With Ohio EPA (OEPA) pushing an accelerated timeline, Defiance city officials are forging ahead on planning for a new water filtration system.
Granulated activated carbon (GAC) is one way to eliminate the trihalomethanes (TTHMs) in refined city water that OEPA officials believe are harmful to human health and want removed. TTHMs are a by-product of the refining process and have been found prominently in areas where city water sits for longer periods.
Engineering work on the new GAC system already is underway by the firm Stantec at a cost of $142,647. But some $700,000 more will be needed to complete the engineering work and begin construction design, according to city officials.

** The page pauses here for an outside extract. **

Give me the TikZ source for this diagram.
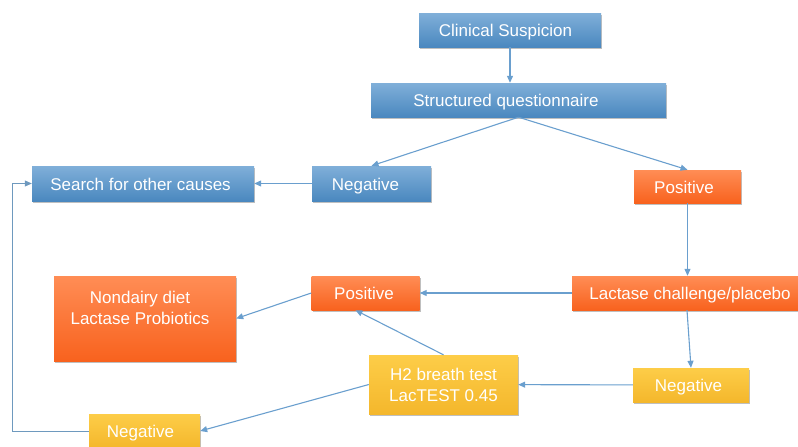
\documentclass[tikz,border=0pt]{standalone}
\usepackage{fontspec}
\setmainfont{Liberation Sans}
\usetikzlibrary{shadows,arrows.meta}
\definecolor{blueT}{HTML}{80AFD9}
\definecolor{blueB}{HTML}{4A88BF}
\definecolor{orT}{HTML}{FF8D55}
\definecolor{orB}{HTML}{F8621E}
\definecolor{yeT}{HTML}{FDCD48}
\definecolor{yeB}{HTML}{F4B72C}
\definecolor{lineC}{HTML}{6A9FCE}
\begin{document}
\begin{tikzpicture}[x=1pt,y=-1pt,
  box/.style={inner sep=0pt, text=white, font=\fontsize{17}{21}\selectfont,
    drop shadow={shadow xshift=1pt,shadow yshift=-1.5pt,fill=black,opacity=0.25}},
  one/.style={text height=17pt, text depth=3.6pt},
  tsh/.style={execute at begin node={\hspace*{#1}}},
  bluebox/.style={box, top color=blueT, bottom color=blueB},
  orbox/.style={box, top color=orT, bottom color=orB},
  yebox/.style={box, top color=yeT, bottom color=yeB},
  conn/.style={draw=lineC, line width=1.1pt, -{Triangle[length=7pt,width=6pt]}},
  thinconn/.style={draw=lineC!80!gray, line width=0.8pt, -{Triangle[length=7pt,width=6pt]}}
]
\useasboundingbox (0,0) rectangle (798,447);

\node[bluebox, one, tsh=-9pt, minimum width=182pt, minimum height=34pt] (clin) at (510,30) {Clinical Suspicion};
\node[bluebox, one, tsh=-25pt, minimum width=295pt, minimum height=34pt] (sq) at (518.5,100) {Structured questionnaire};
\node[bluebox, one, tsh=-12pt, minimum width=119pt, minimum height=35pt] (negA) at (371.5,183.5) {Negative};
\node[bluebox, one, tsh=-5pt, minimum width=222pt, minimum height=35pt] (search) at (143,183.5) {Search for other causes};
\node[orbox, one, tsh=-7pt, minimum width=107pt, minimum height=33pt] (posA) at (687.5,186.5) {Positive};
\node[orbox, one, minimum width=236pt, minimum height=34pt] (lact) at (690,293) {Lactase challenge/placebo};
\node[yebox, one, tsh=-5pt, minimum width=116pt, minimum height=34pt] (negB) at (691,385) {Negative};
\node[yebox, align=center, minimum width=149pt, minimum height=59pt] (h2) at (443.5,384.5) {H2 breath test\\LacTEST 0.45};
\node[orbox, one, tsh=-3pt, minimum width=108pt, minimum height=34pt] (posB) at (365.5,293) {Positive};
\node[orbox, minimum width=182pt, minimum height=85pt] (diet) at (145,318.5) {};
\node[text=white, font=\fontsize{17}{21}\selectfont, align=center, inner sep=0pt] (diettext) at (140,308) {Nondairy diet\\Lactase Probiotics};
\node[yebox, one, tsh=-8pt, minimum width=111pt, minimum height=34pt] (negC) at (144.5,431) {Negative};
\coordinate (turn) at (12,183.5);

\draw[conn] (clin.south) -- (clin.south |- sq.north);
\draw[conn] (sq.south) -- (negA.north);
\draw[conn] (sq.south) -- (posA.north);
\draw[conn] (negA) -- (search);
\draw[conn] (posA.south) -- (posA.south |- lact.north);
\draw[conn] (lact) -- (posB);
\draw[conn] ([xshift=-3pt]lact.south) -- (negB.north);
\draw[conn] (negB) -- (h2);
\draw[conn] (h2.north) -- ([xshift=-10pt]posB.south);
\draw[conn] (posB.west) -- (diet.east);
\draw[conn] (h2.west) -- (negC.east);
\draw[thinconn] (negC.west) -- (negC.west -| turn) -- (turn) -- (search.west);
\end{tikzpicture}
\end{document}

City council plans to convene a special meeting at 6 p.m. Tuesday in the city service building, 631 Perry St., to consider legislation permitting the final engineering with Stantec due to insistence by OEPA that the project proceed more rapidly.
City officials already had been moving toward construction of the GAC system to deal with TTHMs as well as taste and odor issues, but wanted to proceed more slowly with construction. The reason: officials wanted to allow existing water plant debt to drop off — in 2021 and 2023 for water plant upgrades in the late 1990s — before incurring approximately $8 million in new debt for the GAC project.
This would have increased the likelihood that the city could build the GAC system without increasing water rates, officials indicated.
City Administrator Jeff Leonard, Law Director Sean O’Donnell, water plant Superintendent Adam McDowell and his assistant, Joe Ewers, journeyed to Columbus last week to meet with OEPA officials to discuss the matter.
O’Donnell explained that OEPA wants the city to move faster to help its satellite customers — like Brunersburg and Ayersville who purchase water from Defiance — avoid higher TTHM levels.
“They want us to move because of the satellites,” O’Donnell. “... We need to have the water at the right level. They (satellites) in turn can provide that quality water to their customers.”
Noted Mayor Mike McCann: “In some regard we don’t have a choice. It’s either we get this project done in a timely fashion or we are under (OEPA) findings and orders, paying (potentially) ridiculous fines.”
“We are going to come back to them with a counterproposal to their timeline and try to work something out, and if we’re just too far apart that’s when you might see them take other measures,” said O’Donnell. “They want to see the design work done by next year and work started next year.”
According to McDowell, OEPA wants a construction plan submittal date in July 2020, which would allow advertising for the project to begin in September 2020 and construction to begin in December 2020. Substantial completion is listed as February 2022 under that timeline, he noted.
The work would require construction of a new building east of the Baltimore Road water treatment plant, according to McDowell.
He explained that the city has participated in two recent pilot projects to determine whether the GAC system would effectively remove TTHMS and other concerns while addressing taste and odor issues. Both were positive, McDowell indicated.
He said the GAC technology “does a lot of good things for water,” but not by adding chemicals. Rather, it is “just another filter,” he added.
McDowell explained that the system “should give us a better water quality than we’ve had in the past by far. ... It’s been a very long process to get to this point. It’s been a financial decision to hold this off as long as we can and play the numbers game that works for the ratepayers. I cannot wait for it to be finished.”
As for potential water rate increases with an accelerated timeline, McDowell said: “I think we’re optimistic it’s not going to be substantial.”